AFFAIRE DES « RECLUS DE M... » : QUEL A ETE LE ROLE DU NOTAIRE ET QUELLE GARANTIE SON INTERVENTION A-T-ELLE APPORTE ?
Un article de Ouest-France (signé Pierrick BAUDAIS) revient sur cette drôle d'affaire, dans laquelle une famille « sous l'emprise d'un gourou pendant 10 ans » veut récupérer son château.
Extraits :
« La famille de V... saura ce jeudi après-midi si elle peut récupérer la propriété du Lot-et-Garonne qu'elle a vendue, alors qu'elle était sous l'emprise d'un gourou.
Le château de M..., restauré en 1862 et situé à M... (Lot-et-Garonne), appartient à la famille de V... depuis le XVIIème siècle. Mais le 29 janvier 2008, devant notaire, elle vend cette propriété à la SCI Y..., gérée par …, pour la somme de 460.000 €.
Sept ans plus tard, la famille souhaite récupérer son ancienne bâtisse qui, depuis, a été vendue à une tierce personne. L'audience s'est déroulée le 9 juillet devant le tribunal de grande instance d'Agen. La décision doit être rendue ce jeudi après-midi. La famille, elle, reste convaincue du bien-fondé de sa démarche.
Pas sain d'esprit
Me P..., l'avocat des de V..., fait valoir un argument de poids : l'article 414-1 du Code civil : « Pour faire un acte valable, il faut être sain d'esprit ». Or, rappelle l'avocat, pas moins de onze membres de cette famille – surnommés les reclus de M... - ont été sous l'emprise d'un gourou, T..., de 2000 à 2009. Parmi eux, un médecin et une chef d'entreprise.
Par deux fois, en première instance et en appel, la justice a condamné cet homme pour avoir abusé de ces personnes « en état de sujétion psychologique ou physique ». Dix ans de prison ferme en appel. Le psychiatre D... qui a examiné les membres de cette famille, a confirmé qu'elles étaient « en état d'emprise mentale ».
L'emprise de T... était telle qu'il avait astreint Mme de V..., 58 ans à l'époque, documentaliste de formation, à rester assise sur un tabouret durant près de deux semaines. Il avait aussi convaincu la famille qu'elle était la cible d'un complot orchestré par les Renseignements généraux …
Le rôle trouble du notaire :
Dans sa procédure, l'avocat de la famille de V... vise aussi le notaire qui a permis la vente du château.
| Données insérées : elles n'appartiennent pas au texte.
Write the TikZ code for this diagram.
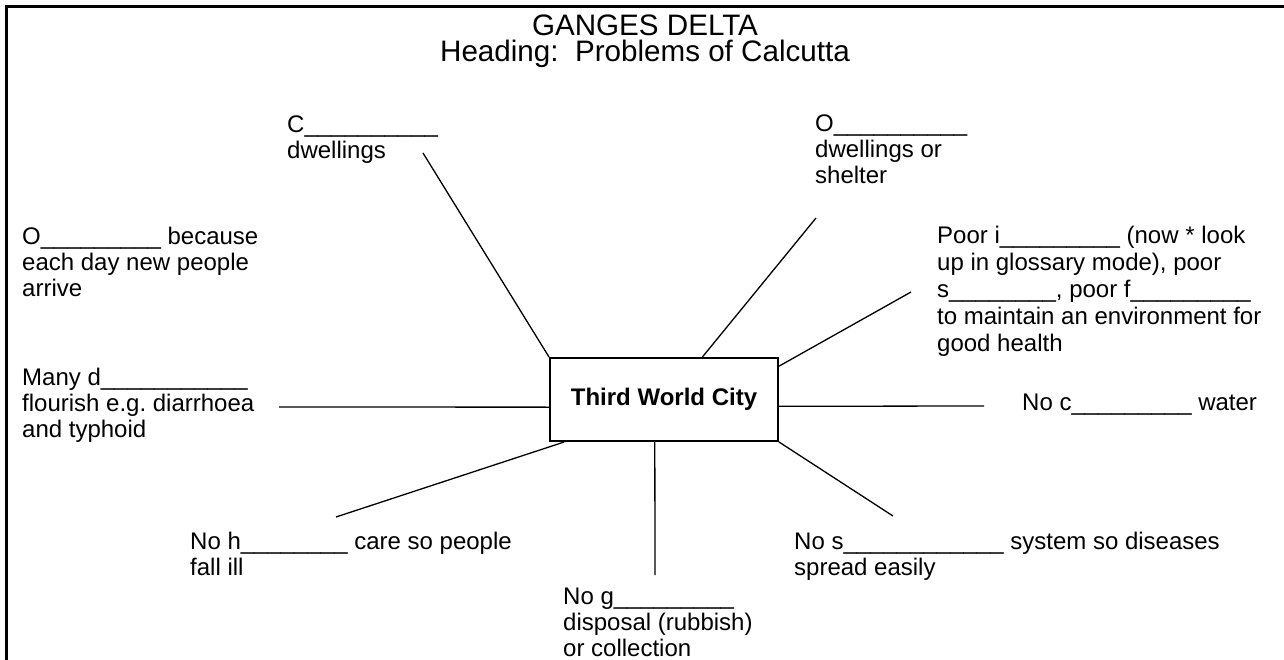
\documentclass[tikz,border=0pt]{standalone}
\usepackage{fontspec}
\setmainfont{Liberation Sans}
\usetikzlibrary{calc}
\newcount\blankcnt
\newcommand\blanks[1]{\blankcnt=#1\relax\loop\ifnum\blankcnt>0 \_\advance\blankcnt by -1\relax\repeat}
\frenchspacing
% labels are placed by the baseline of their LAST line
\tikzset{
  lbl/.style={anchor=base west, inner sep=0pt, align=left, font=\fontsize{24}{26}\selectfont},
  lblwide/.style={lbl, font=\fontsize{24}{27}\selectfont},
  conn/.style={line width=1.3pt},
  hub/.style={draw, line width=2pt, minimum width=228pt, minimum height=83pt, inner sep=0pt, font=\fontsize{24}{26}\selectfont\bfseries},
  ttl/.style={anchor=base, align=center, inner sep=0pt, font=\fontsize{29.6}{26.5}\selectfont},
  frame/.style={line width=3pt}
}
\begin{document}
\begin{tikzpicture}[x=1pt, y=-1pt]
\useasboundingbox (0,0) rectangle (1284,660);
% frame (top and left edges)
\coordinate (fa) at (6.5,660);
\coordinate (fb) at (6.5,6.5);
\coordinate (fc) at (1284,6.5);
\draw[frame] (fa) -- (fb) -- (fc);
% title
\node[ttl] (title) at (645,62) {GANGES DELTA\\Heading:\ \ Problems of Calcutta};
% hub
\node[hub] (hub) at (664,399.5) {Third World City};
% labels
\node[lbl] (tC) at (287,158.5) {C\blanks{10}\\dwellings};
\node[lbl] (tO) at (815,184) {O\blanks{10}\\dwellings or\\shelter};
\node[lbl] (tOv) at (22,296) {O\blanks{9} because\\each day new people\\arrive};
\node[lbl] (tMany) at (22,437) {Many d\blanks{11}\\flourish e.g. diarrhoea\\and typhoid};
\node[lblwide] (tPoor) at (937,351.5) {Poor i\blanks{9} (now * look\\up in glossary mode), poor\\s\blanks{8}, poor f\blanks{9}\\to maintain an environment for\\good health};
\node[lbl] (tNoc) at (1022,410) {No c\blanks{9} water};
\node[lbl] (tNoh) at (190,575) {No h\blanks{8} care so people\\fall ill};
\node[lbl] (tNog) at (563,656.5) {No g\blanks{9}\\disposal (rubbish)\\or collection};
\node[lbl] (tNos) at (794,575) {No s\blanks{12} system so diseases\\spread easily};
% free ends of connectors
\coordinate (c1) at (423,153);
\coordinate (c2) at (816,218);
\coordinate (c3) at (911,292);
\coordinate (c4) at (984,406);
\coordinate (c5) at (279,407);
\coordinate (c6) at (336,517);
\coordinate (c7) at (655,575);
\coordinate (c8) at (893,516);
% connectors
\draw[conn] (c1) -- (hub.north west);
\draw[conn] (c2) -- ($(hub.north west)!0.667!(hub.north east)$);
\draw[conn] (c3) -- ($(hub.north east)!0.108!(hub.south east)$);
\draw[conn] ($(hub.north east)!0.58!(hub.south east)$) -- (c4);
\draw[conn] (c5) -- ($(hub.north west)!0.59!(hub.south west)$);
\draw[conn] (c6) -- ($(hub.south west)!0.066!(hub.south east)$);
\draw[conn] (c7) -- ($(hub.south west)!0.46!(hub.south east)$);
\draw[conn] (c8) -- (hub.south east);
\end{tikzpicture}
\end{document}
Pourquoi cette propriété, située sur un terrain de 1,6 ha, n'a-t-elle été vendue que 460.000 €, alors qu'elle était estimée à 1,2 millions d'euros ? Ce 29 janvier 2008, le représentant de la famille de V... était venu signer un contrat de prêt, assorti d'une garantie hypothécaire.
Pourquoi le notaire qui, le jour même, avait reçu une lettre anonyme l'informant de la situation dans laquelle se trouvait la famille de V..., a-t-il refusé le prêt, mais a accepté de rédiger un acte de vente ?
Pourquoi enfin, en plus de l'acte de vente, le même jour, une convention de revente a été signée ? Celle-ci stipulait que cinq ans plus tard, la SCI Y... revende le château à la famille de V... au prix de 850.000 € ?
Malgré les arguments de cette famille, il ne lui sera pas aisé de retrouver son bien. Entre-temps, la bâtisse et le terrain ont été revendus à un troisième propriétaire (au prix de 560.000 €). Et ce dernier, bien sûr, réclame que la demande des de V... soit rejetée. »
Le jugement de cet après-midi devrait nous en dire plus sur « le rôle trouble du notaire » (pour reprendre la formule de Ouest-France), et quelle garantie son intervention obligée a apporté tant aux vendeurs qu'à l'acquéreur de la propriété.
Jugement :
Dans son jugement en date du 17 septembre, le tribunal d'Agen a annulé la première vente, considérant que les membres de la famille de V... « ont été affectés d'une altération du discernement et de leurs capacités de raisonnement et de jugement, confinant à l'insanité d'esprit ».
En revanche, le tribunal a précisé que la nullité de cet acte n'était pas opposable à l'actuel propriétaire, qui avait acquis le château de la SCI Y.... Le tribunal a estimé que ce second acquéreur est « un tiers de bonne foi », et qu'il conserve donc la propriété.
Pour ce qui est du notaire, considérant qu'il a « commis une faute à l'endroit des consorts de V... » et « engagé sa responsabilité civile » dans cette opération, le tribunal l'a condamné à payer, à titre de dommages et intérêts, 200.000 euros à la famille de V..., et 490.000 euros à la SCI Y..., premier acquéreur du château.
Les juges ont estimé que ce notaire ne pouvait pas ignorer les conditions douteuses dans lesquelles la vente s'était déroulée.